One of the most important sentences in understanding them is one that's easy to pass by in the original work: "Indeed, already the top five and six-rule contenders elude us: we can’t explain how they ‘work’ in human terms."
That is, while we humans are thinking we're all clever by defining repeated iterations of the BB ruleset itself, all of these things that we think we are being so clever with are actually very very compactly described by Turing Machine states. Meanwhile, even by BB(6) the TM is metaphorically "using" incomprehensible tricks to be larger than we'd even dream. If repeated iterations of BB'ness can be trivially described in, say, 10 states, and let's say we reserve 4 states for BB(4) to describe the number of times to iterate, our hand-constructed "clever" re-iteration of the BB procedure will be blown away by some other 10-state machine that we can't even imagine would ever terminate.
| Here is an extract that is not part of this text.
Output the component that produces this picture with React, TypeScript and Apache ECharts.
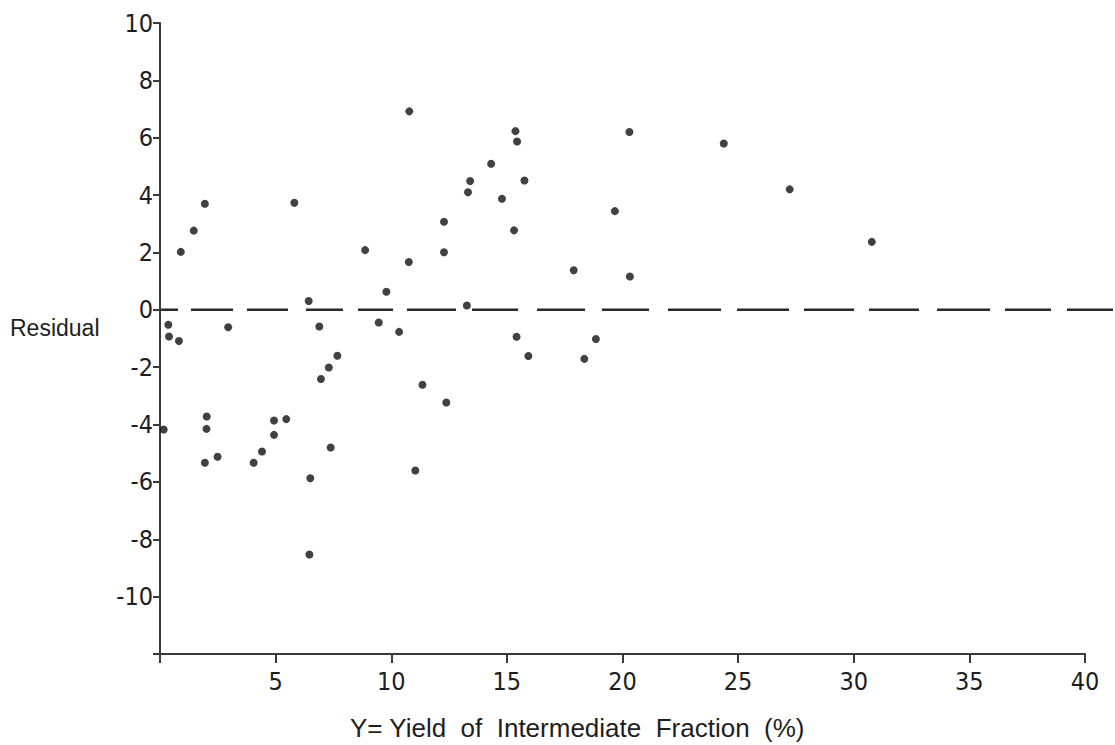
import React, { useEffect, useRef } from "react";
import * as echarts from "echarts";

// Y = yield of intermediate fraction (%)
const yieldPct = [
  0.16, 0.36, 0.39, 0.82, 0.9, 1.46, 1.94, 2.02, 2.01, 1.94, 2.49, 2.95,
  4.05, 4.41, 4.93, 4.93, 5.46, 5.81, 6.43, 6.89, 6.96, 7.3, 7.67, 7.38,
  6.5, 6.46, 8.87, 9.79, 9.46, 10.34, 10.76, 10.78, 11.35, 11.04, 12.28,
  12.28, 12.38, 13.27, 13.32, 13.41, 14.32, 14.79, 15.31, 15.37, 15.44,
  15.76, 15.42, 15.93, 17.89, 18.35, 18.85, 19.67, 20.3, 20.32, 24.38,
  27.23, 30.78,
];
const residual = [
  -4.17, -0.52, -0.93, -1.09, 2.02, 2.76, 3.7, -3.72, -4.15, -5.33, -5.12,
  -0.61, -5.33, -4.94, -4.36, -3.86, -3.81, 3.73, 0.31, -0.58, -2.41, -2.01,
  -1.6, -4.8, -5.87, -8.53, 2.08, 0.63, -0.44, -0.77, 1.67, 6.92, -2.61,
  -5.6, 3.07, 2.01, -3.23, 0.15, 4.1, 4.49, 5.09, 3.87, 2.77, 6.23, 5.87,
  4.51, -0.94, -1.61, 1.38, -1.71, -1.02, 3.44, 6.2, 1.16, 5.8, 4.2, 2.37,
];

const xAxisMin = 0;
const xAxisMax = 40;
const xAxisStep = 5;
const yAxisMin = -12;
const yAxisMax = 10;
const yAxisStep = 2;

const yLabel = "Residual";
const xLabel = "Y= Yield  of  Intermediate  Fraction  (%)";

const numFont = "'Liberation Sans Narrow', 'DejaVu Sans Condensed', 'Liberation Sans', sans-serif";
const textFont = "'Liberation Sans', Arial, sans-serif";
const ink = "#1e1e1e";
const axisInk = "#3a3a3a";

// hand-drawn dash pattern of the zero reference line
const zeroDash = [18, 13, 42, 14, 41, 18, 37, 15, 35, 14, 49, 16, 46, 19, 48, 17, 47, 19, 53, 16, 52, 15, 50, 15, 50, 18, 53, 15, 46, 16, 46, 10];

export default function App() {
  const ref = useRef<HTMLDivElement>(null);

  useEffect(() => {
    if (!ref.current) return;
    const chart = echarts.init(ref.current, undefined, { renderer: "svg" });
    const points = yieldPct.map((x, i) => [x, residual[i]]);

    chart.setOption({
      animation: false,
      backgroundColor: "#ffffff",
      grid: { left: 160, right: 30, top: 23, bottom: 91 },
      xAxis: {
        type: "value",
        min: xAxisMin,
        max: xAxisMax,
        interval: xAxisStep,
        splitLine: { show: false },
        axisLine: { show: true, onZero: false, lineStyle: { color: axisInk, width: 2 } },
        axisTick: { show: true, length: 9, lineStyle: { color: axisInk, width: 2 } },
        axisLabel: {
          margin: 15,
          fontFamily: numFont,
          fontSize: 25,
          color: ink,
          formatter: (v: number) => (v === 0 ? "" : String(v)),
        },
      },
      yAxis: {
        type: "value",
        min: yAxisMin,
        max: yAxisMax,
        interval: yAxisStep,
        splitLine: { show: false },
        axisLine: { show: true, onZero: false, lineStyle: { color: axisInk, width: 2 } },
        axisTick: { show: true, length: 7, lineStyle: { color: axisInk, width: 2 } },
        axisLabel: {
          margin: 7,
          fontFamily: numFont,
          fontSize: 25,
          color: ink,
          formatter: (v: number) => (v === yAxisMin ? "" : String(v)),
        },
      },
      series: [
        {
          type: "scatter",
          data: points,
          symbol: "circle",
          symbolSize: 8,
          itemStyle: { color: "#111111" },
          silent: true,
        },
      ],
    });

    const zero = chart.convertToPixel({ gridIndex: 0 }, [0, 0]) as number[];
    chart.setOption({
      graphic: [
        {
          type: "line",
          shape: { x1: zero[0], y1: zero[1], x2: 1113, y2: zero[1] },
          style: { stroke: "#2a2a2a", lineWidth: 2.5, lineDash: zeroDash },
          silent: true,
        },
        {
          type: "text",
          x: 10,
          y: 328,
          style: {
            text: yLabel,
            fontFamily: textFont,
            fontSize: 23,
            fill: ink,
            textAlign: "left",
            textVerticalAlign: "middle",
          },
        },
        {
          type: "text",
          x: 350,
          y: 728,
          style: {
            text: xLabel,
            fontFamily: textFont,
            fontSize: 26,
            fill: ink,
            textAlign: "left",
            textVerticalAlign: "middle",
          },
        },
      ],
    });

    return () => chart.dispose();
  }, []);

  return (
    <div
      ref={ref}
      style={{ position: "absolute", left: 0, top: 0, width: 1115, height: 745 }}
    />
  );
}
So on the one hand, yes, BB(BB(20)) is incomprehensibly larger than merely BB(20), and yet, on the other hand, in a profound way, it also doesn't matter. Busy Beaver in a sense shows us numbers that have all the practical properties of infinity, even if they are not technically infinite. In a sense BB(30) < BB(31) is obviously true, yet, ultimately, a humanly meaningless statement, since grasping either number in any sense beyond its mere definition is impossible. We might as well say that "blibble" is less than "bloo". And not merely impossible in the sense that it is impossible to even really properly grasp just how far it is to Alpha Centauri, but impossible in the sense that we are literally incapable of even constructing mathematical tools that will let us grab on to and manipulate such numbers... deeply, profoundly, computationally impossible for us to understand, not merely "mind-blowing", but impossible for us to understand in the absolute strongest sense of the term.
Similarly for trying to catch up to BB with yet more iterations of exponentiation... the procedure we humans use is shockingly, shockingly simple to describe programmatically, which means that BB automatically already encompasses practically all such tricks very early in its sequence, which means you can't defeat it that way.
Busy Beaver is metaphorically (again) much smarter than you, and it's not worth your time to try to outsmart it to make yet again bigger numbers.
This also, probably correctly, implies that attempting to adjudicate some contest in which some people write BB(BB(BB(x)))) vs some other BB-based notation is also impossible and you'd actually fail out of the contest for writing an ill-defined number, as if we can't compare the two numbers for which is larger, even in principle, it is for the purposes of this contest, ill-defined. Busy Beaver in a sense also sets the limit of what a well-defined number even can be, and is thus in some sense the natural limit of this contest by virtue of simply transcending through sheer incomprehensible size all our computationally-naive human tricks for making big numbers, or even just numbers of any size at all.
It's really a profound sequence.
> we are literally incapable of even constructing mathematical tools that will let us grab on to and manipulate such numbers
I think this is really the key to your point. Part of me wonders whether this should even make the example in the essay, BB(111), invalid. If there is no way in our universe to ever know exactly what BB(111) is, can it really be considered a well-defined number? That said, I'm no mathematician, so I'm probably off-base here.
My first though reading the challenge was a series of 7^7^7^7... since the 7s would nest together nicely (unlike 9s) :P
> If there is no way in our universe to ever know exactly what BB(111) is, can it really be considered a well-defined number?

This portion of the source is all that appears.